For this market posture I want you to look at your charts.
First, let's look at the one-year, daily chart. Now, considering the rise in Implied Volatility, which may be here to stay for awhile, look at the potential trading range for the SPX - I see it between 2650 and 2785 as of the March 2. The SPX can easily swing in this 135 point range as volatility remains high. We'll know when the volatility is subsiding as the index trades in a smaller range. You will see higher lows and lower highs likely. Going into this next trading week the SPX should NOT fall below the 2650 support. If so, we can easily plan on more short-term down trending.
Also, look at the Stochastic. The FastK line is below 50, but the FastD line is still above 50. The FastD line should not fall below 50 or our short-term swings can continue to have a down slope.
Looking at the Market Forecast line, the Near-Term (blue) line has swung all the way above 80 and below 20. This kind of motion indicates strong volatility in the market. Volatility will be subsiding as this line stays between 20 and 80 as it swings, but more so, volatility will subside once this line favors a direction.
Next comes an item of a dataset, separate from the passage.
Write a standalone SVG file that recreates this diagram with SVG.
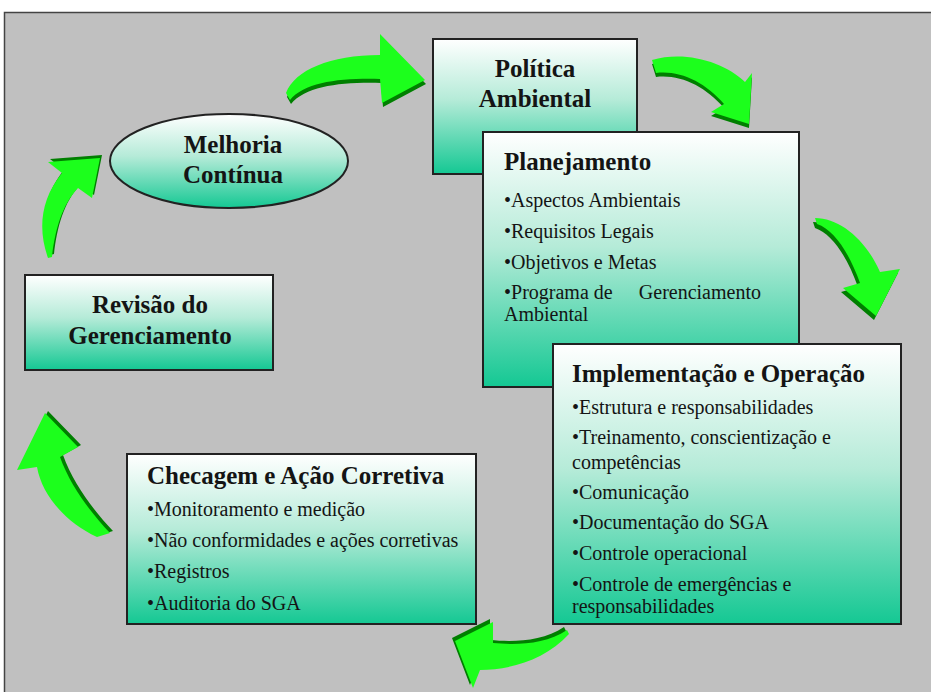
<svg xmlns="http://www.w3.org/2000/svg" width="931" height="692" viewBox="0 0 931 692">
  <defs>
    <linearGradient id="boxFill" x1="0" y1="0" x2="0" y2="1">
      <stop offset="0" stop-color="#ffffff"/>
      <stop offset="0.45" stop-color="#b5ebd8"/>
      <stop offset="1" stop-color="#14c893"/>
    </linearGradient>
    <style>
      .box { fill: url(#boxFill); stroke: #222; stroke-width: 2; }
      .title { font-family: "Liberation Serif", "DejaVu Serif", serif; font-weight: bold; font-size: 25px; fill: #141414; }
      .item { font-family: "Liberation Serif", "DejaVu Serif", serif; font-size: 20px; fill: #141414; }
      .mid { text-anchor: middle; }
      .arrow-top { fill: #1cff1c; }
      .arrow-side { fill: #007f00; }
    </style>
  </defs>

  <rect x="0" y="0" width="931" height="692" fill="#ffffff"/>
  <rect x="4.5" y="12.5" width="935" height="690" fill="#c0c0c0" stroke="#444" stroke-width="1.5"/>

  <!-- curved arrows of the cycle: dark extruded side under a bright face -->
  <g id="connectors">
    <g id="arrow-melhoria-politica">
      <path class="arrow-side" transform="translate(1,4)" d="M286,93 C295,70 330,55 380,55 L380,34 L425,80 L382,103 L380,79 C340,78 305,82 290,100 Z"/>
      <path class="arrow-top" d="M286,93 C295,70 330,55 380,55 L380,34 L425,80 L382,103 L380,79 C340,78 305,82 290,100 Z"/>
    </g>
    <g id="arrow-politica-planejamento">
      <path class="arrow-side" transform="translate(0,4)" d="M652,60 C685,50 725,62 745,82 L752,73 L749,124 L711,112 L724,104 C705,82 680,70 656,73 Z"/>
      <path class="arrow-top" d="M652,60 C685,50 725,62 745,82 L752,73 L749,124 L711,112 L724,104 C705,82 680,70 656,73 Z"/>
    </g>
    <g id="arrow-planejamento-implementacao">
      <path class="arrow-side" transform="translate(-2,4)" d="M815,218 C840,218 866,240 880,272 L900,269 L876,316 L843,288 L860,283 C850,255 835,230 817,224 Z"/>
      <path class="arrow-top" d="M815,218 C840,218 866,240 880,272 L900,269 L876,316 L843,288 L860,283 C850,255 835,230 817,224 Z"/>
    </g>
    <g id="arrow-implementacao-checagem">
      <path class="arrow-side" transform="translate(-3,-3)" d="M567,630 C545,645 515,645 493,643 L493,622 L455,641 L473,688 L480,670 C510,670 545,660 569,634 Z"/>
      <path class="arrow-top" d="M567,630 C545,645 515,645 493,643 L493,622 L455,641 L473,688 L480,670 C510,670 545,660 569,634 Z"/>
    </g>
    <g id="arrow-checagem-revisao">
      <path class="arrow-side" transform="translate(3,-2)" d="M110,533 C90,512 70,485 60,457 L78,447 L45,413 L17,470 L37,467 C42,495 65,522 97,537 Z"/>
      <path class="arrow-top" d="M110,533 C90,512 70,485 60,457 L78,447 L45,413 L17,470 L37,467 C42,495 65,522 97,537 Z"/>
    </g>
    <g id="arrow-revisao-melhoria">
      <path class="arrow-side" transform="translate(2,-3)" d="M48,258 C38,230 40,200 62,173 L48,162 L100,158 L92,198 L78,188 C62,205 55,230 52,257 Z"/>
      <path class="arrow-top" d="M48,258 C38,230 40,200 62,173 L48,162 L100,158 L92,198 L78,188 C62,205 55,230 52,257 Z"/>
    </g>
  </g>

  <g id="melhoria">
    <ellipse class="box" cx="229" cy="161" rx="119" ry="47" stroke-width="1.5"/>
    <text class="title mid" x="233" y="153">Melhoria</text>
    <text class="title mid" x="233" y="183">Contínua</text>
  </g>

  <g id="politica">
    <rect class="box" x="433" y="39" width="204" height="135"/>
    <text class="title mid" x="535" y="77">Política</text>
    <text class="title mid" x="535" y="107">Ambiental</text>
  </g>

  <g id="planejamento">
    <rect class="box" x="483" y="132" width="316" height="255"/>
    <text class="title" x="504" y="170">Planejamento</text>
    <text class="item" x="504" y="207">•Aspectos Ambientais</text>
    <text class="item" x="504" y="238">•Requisitos Legais</text>
    <text class="item" x="504" y="269">•Objetivos e Metas</text>
    <text class="item" x="504" y="299">•Programa de</text>
    <text class="item" x="761" y="299" text-anchor="end">Gerenciamento</text>
    <text class="item" x="504" y="321">Ambiental</text>
  </g>

  <g id="implementacao">
    <rect class="box" x="553" y="344" width="348" height="280"/>
    <text class="title" x="572" y="382">Implementação e Operação</text>
    <text class="item" x="572" y="414">•Estrutura e responsabilidades</text>
    <text class="item" x="572" y="444">•Treinamento, conscientização e</text>
    <text class="item" x="572" y="469">competências</text>
    <text class="item" x="572" y="499">•Comunicação</text>
    <text class="item" x="572" y="529">•Documentação do SGA</text>
    <text class="item" x="572" y="560">•Controle operacional</text>
    <text class="item" x="572" y="591">•Controle de emergências e</text>
    <text class="item" x="572" y="613">responsabilidades</text>
  </g>

  <g id="checagem">
    <rect class="box" x="127" y="454" width="349" height="170"/>
    <text class="title" x="147" y="484">Checagem e Ação Corretiva</text>
    <text class="item" x="147" y="516">•Monitoramento e medição</text>
    <text class="item" x="147" y="547">•Não conformidades e ações corretivas</text>
    <text class="item" x="147" y="578">•Registros</text>
    <text class="item" x="147" y="610">•Auditoria do SGA</text>
  </g>

  <g id="revisao">
    <rect class="box" x="25" y="275" width="248" height="95"/>
    <text class="title mid" x="150" y="313">Revisão do</text>
    <text class="title mid" x="150" y="344">Gerenciamento</text>
  </g>
</svg>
More top side touches vs down side touches.
For the second part of the market posture I want you to look at your three-year weekly chart. This is not a promising chart. The last candle is bearish after a short bounce (bear flag on the intermediate trend) For the intermediate trend to garner strength this next week needs to end bullish, not bearish. If this coming week is bearish we may be looking at an intermediate-term lower low.
The Stochastic on the weekly chart is just skimming the 50 level (FastD). Bulls do not want to see this line cross below 50 by week's end. The longer the FastD line stays below 50 on the weekly candles the more bearish the market can become.
Also indicating more intermediate bearish behavior is the Near-Term line on the MFC. This line fell below 20 on the week of February 5, and since then it has bounced higher, but failed to rise above 80 before turning bearish again. It's good that it is above 50, but this coming week could send it below 50 if the market is bearish enough.
My final thoughts are that the market is definitely showing more bearishness than we've seen in over twelve months. Be cautious about the size of new investments. Consider hedging (strong hedges) and take profits when you can to reduce exposure. Hopefully March statistics will play out the way many of you would like - 68 percent chance of being bullish. Don't let it take you by surprise, however. February was weaker than "normal."
I hope this helps.
Craig
3 comments:
Craig,
Thanks for taking the time to keep us up to date on you thoughts and analysis.
Thank you again for your analysis
I am glad the market is up today in a big way
Let's see how the week ends....
Thank you for keeping us informed with a clear analysis in this crazy market, Craig!